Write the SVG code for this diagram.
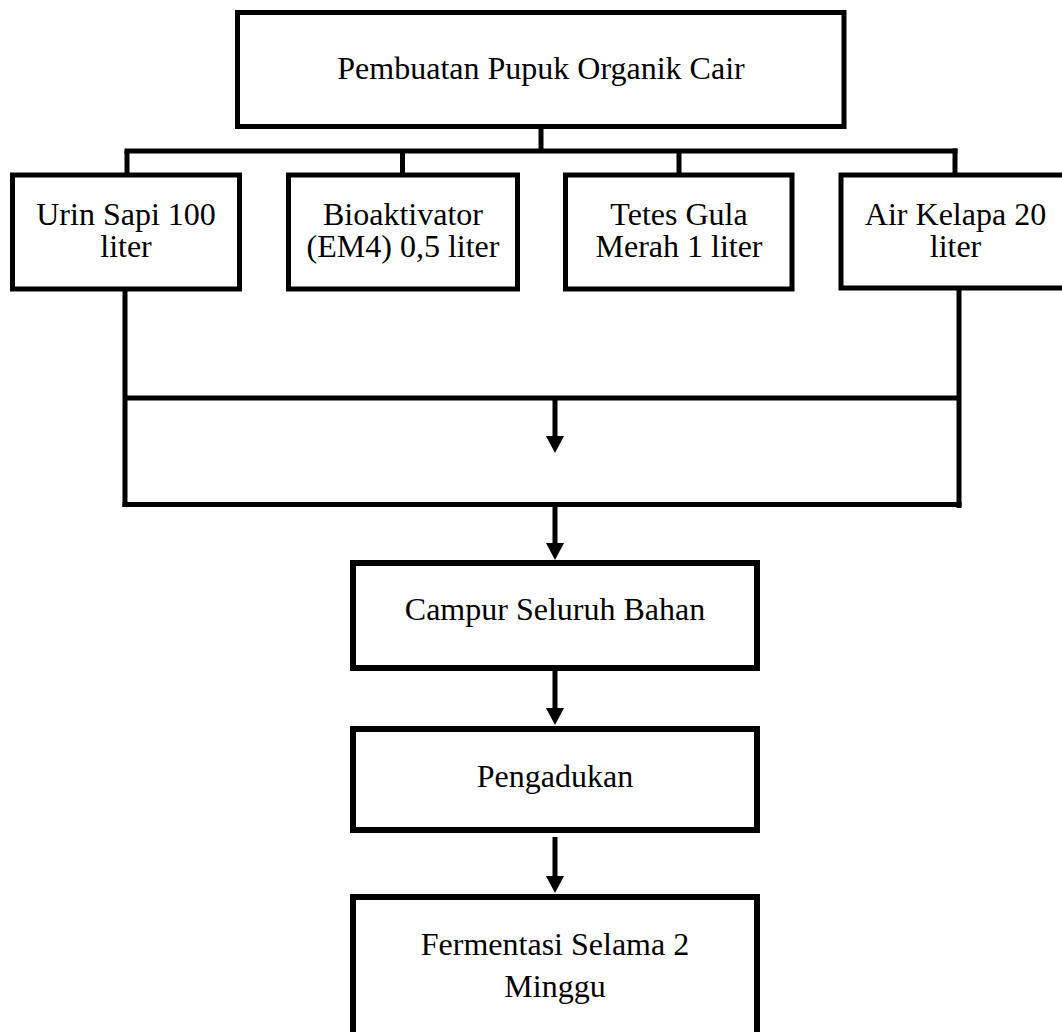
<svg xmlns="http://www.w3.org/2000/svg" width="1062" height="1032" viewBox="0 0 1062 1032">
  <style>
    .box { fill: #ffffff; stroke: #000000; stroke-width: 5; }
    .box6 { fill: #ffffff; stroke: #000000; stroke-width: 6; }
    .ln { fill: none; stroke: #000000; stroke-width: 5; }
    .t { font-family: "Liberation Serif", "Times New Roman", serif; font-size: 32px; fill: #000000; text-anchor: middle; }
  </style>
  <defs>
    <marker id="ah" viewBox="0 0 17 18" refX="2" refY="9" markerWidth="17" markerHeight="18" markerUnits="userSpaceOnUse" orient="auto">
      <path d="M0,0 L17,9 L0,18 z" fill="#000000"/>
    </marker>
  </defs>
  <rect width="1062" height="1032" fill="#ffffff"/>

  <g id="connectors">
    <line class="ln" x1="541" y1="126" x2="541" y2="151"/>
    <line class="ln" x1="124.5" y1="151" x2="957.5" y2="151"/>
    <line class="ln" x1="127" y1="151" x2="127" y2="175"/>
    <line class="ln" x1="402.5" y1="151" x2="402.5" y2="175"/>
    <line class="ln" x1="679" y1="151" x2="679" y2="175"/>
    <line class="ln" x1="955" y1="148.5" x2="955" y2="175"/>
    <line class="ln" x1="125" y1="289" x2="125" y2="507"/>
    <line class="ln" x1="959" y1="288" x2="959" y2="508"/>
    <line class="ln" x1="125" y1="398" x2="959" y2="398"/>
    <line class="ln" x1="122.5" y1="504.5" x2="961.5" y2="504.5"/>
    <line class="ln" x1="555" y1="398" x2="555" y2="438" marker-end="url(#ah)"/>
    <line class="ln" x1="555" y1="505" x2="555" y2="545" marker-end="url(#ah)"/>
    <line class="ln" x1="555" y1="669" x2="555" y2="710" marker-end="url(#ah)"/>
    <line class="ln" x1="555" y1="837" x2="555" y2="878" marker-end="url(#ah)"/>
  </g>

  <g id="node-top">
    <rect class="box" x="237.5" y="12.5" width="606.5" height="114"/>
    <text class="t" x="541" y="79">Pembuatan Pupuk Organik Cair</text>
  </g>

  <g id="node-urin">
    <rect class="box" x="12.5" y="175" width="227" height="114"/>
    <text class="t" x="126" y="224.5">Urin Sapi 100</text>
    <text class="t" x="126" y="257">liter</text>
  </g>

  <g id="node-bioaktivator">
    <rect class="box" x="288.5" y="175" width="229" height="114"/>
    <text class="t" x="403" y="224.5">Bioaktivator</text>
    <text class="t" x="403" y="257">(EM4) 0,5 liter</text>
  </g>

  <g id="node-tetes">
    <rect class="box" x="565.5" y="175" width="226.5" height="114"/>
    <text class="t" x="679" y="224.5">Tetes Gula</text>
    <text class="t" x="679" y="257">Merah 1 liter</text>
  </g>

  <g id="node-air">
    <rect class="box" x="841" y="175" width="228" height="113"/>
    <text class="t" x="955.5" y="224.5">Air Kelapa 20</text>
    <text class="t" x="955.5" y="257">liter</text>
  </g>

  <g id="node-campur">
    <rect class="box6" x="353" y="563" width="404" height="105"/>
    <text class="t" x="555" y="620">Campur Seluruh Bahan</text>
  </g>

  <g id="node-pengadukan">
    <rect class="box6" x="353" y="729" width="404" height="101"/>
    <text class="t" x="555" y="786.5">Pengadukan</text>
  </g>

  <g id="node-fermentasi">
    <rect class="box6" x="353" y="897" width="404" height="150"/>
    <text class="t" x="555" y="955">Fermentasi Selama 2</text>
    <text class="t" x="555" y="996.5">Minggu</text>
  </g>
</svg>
+ + + +
• Written request
Quote the data above in full and without alteration; skip the pictures.

• Solution for this problem
Write the SVG code for this diagram.
<svg xmlns="http://www.w3.org/2000/svg" width="1062" height="1032" viewBox="0 0 1062 1032">
  <style>
    .box { fill: #ffffff; stroke: #000000; stroke-width: 5; }
    .box6 { fill: #ffffff; stroke: #000000; stroke-width: 6; }
    .ln { fill: none; stroke: #000000; stroke-width: 5; }
    .t { font-family: "Liberation Serif", "Times New Roman", serif; font-size: 32px; fill: #000000; text-anchor: middle; }
  </style>
  <defs>
    <marker id="ah" viewBox="0 0 17 18" refX="2" refY="9" markerWidth="17" markerHeight="18" markerUnits="userSpaceOnUse" orient="auto">
      <path d="M0,0 L17,9 L0,18 z" fill="#000000"/>
    </marker>
  </defs>
  <rect width="1062" height="1032" fill="#ffffff"/>

  <g id="connectors">
    <line class="ln" x1="541" y1="126" x2="541" y2="151"/>
    <line class="ln" x1="124.5" y1="151" x2="957.5" y2="151"/>
    <line class="ln" x1="127" y1="151" x2="127" y2="175"/>
    <line class="ln" x1="402.5" y1="151" x2="402.5" y2="175"/>
    <line class="ln" x1="679" y1="151" x2="679" y2="175"/>
    <line class="ln" x1="955" y1="148.5" x2="955" y2="175"/>
    <line class="ln" x1="125" y1="289" x2="125" y2="507"/>
    <line class="ln" x1="959" y1="288" x2="959" y2="508"/>
    <line class="ln" x1="125" y1="398" x2="959" y2="398"/>
    <line class="ln" x1="122.5" y1="504.5" x2="961.5" y2="504.5"/>
    <line class="ln" x1="555" y1="398" x2="555" y2="438" marker-end="url(#ah)"/>
    <line class="ln" x1="555" y1="505" x2="555" y2="545" marker-end="url(#ah)"/>
    <line class="ln" x1="555" y1="669" x2="555" y2="710" marker-end="url(#ah)"/>
    <line class="ln" x1="555" y1="837" x2="555" y2="878" marker-end="url(#ah)"/>
  </g>

  <g id="node-top">
    <rect class="box" x="237.5" y="12.5" width="606.5" height="114"/>
    <text class="t" x="541" y="79">Pembuatan Pupuk Organik Cair</text>
  </g>

  <g id="node-urin">
    <rect class="box" x="12.5" y="175" width="227" height="114"/>
    <text class="t" x="126" y="224.5">Urin Sapi 100</text>
    <text class="t" x="126" y="257">liter</text>
  </g>

  <g id="node-bioaktivator">
    <rect class="box" x="288.5" y="175" width="229" height="114"/>
    <text class="t" x="403" y="224.5">Bioaktivator</text>
    <text class="t" x="403" y="257">(EM4) 0,5 liter</text>
  </g>

  <g id="node-tetes">
    <rect class="box" x="565.5" y="175" width="226.5" height="114"/>
    <text class="t" x="679" y="224.5">Tetes Gula</text>
    <text class="t" x="679" y="257">Merah 1 liter</text>
  </g>

  <g id="node-air">
    <rect class="box" x="841" y="175" width="228" height="113"/>
    <text class="t" x="955.5" y="224.5">Air Kelapa 20</text>
    <text class="t" x="955.5" y="257">liter</text>
  </g>

  <g id="node-campur">
    <rect class="box6" x="353" y="563" width="404" height="105"/>
    <text class="t" x="555" y="620">Campur Seluruh Bahan</text>
  </g>

  <g id="node-pengadukan">
    <rect class="box6" x="353" y="729" width="404" height="101"/>
    <text class="t" x="555" y="786.5">Pengadukan</text>
  </g>

  <g id="node-fermentasi">
    <rect class="box6" x="353" y="897" width="404" height="150"/>
    <text class="t" x="555" y="955">Fermentasi Selama 2</text>
    <text class="t" x="555" y="996.5">Minggu</text>
  </g>
</svg>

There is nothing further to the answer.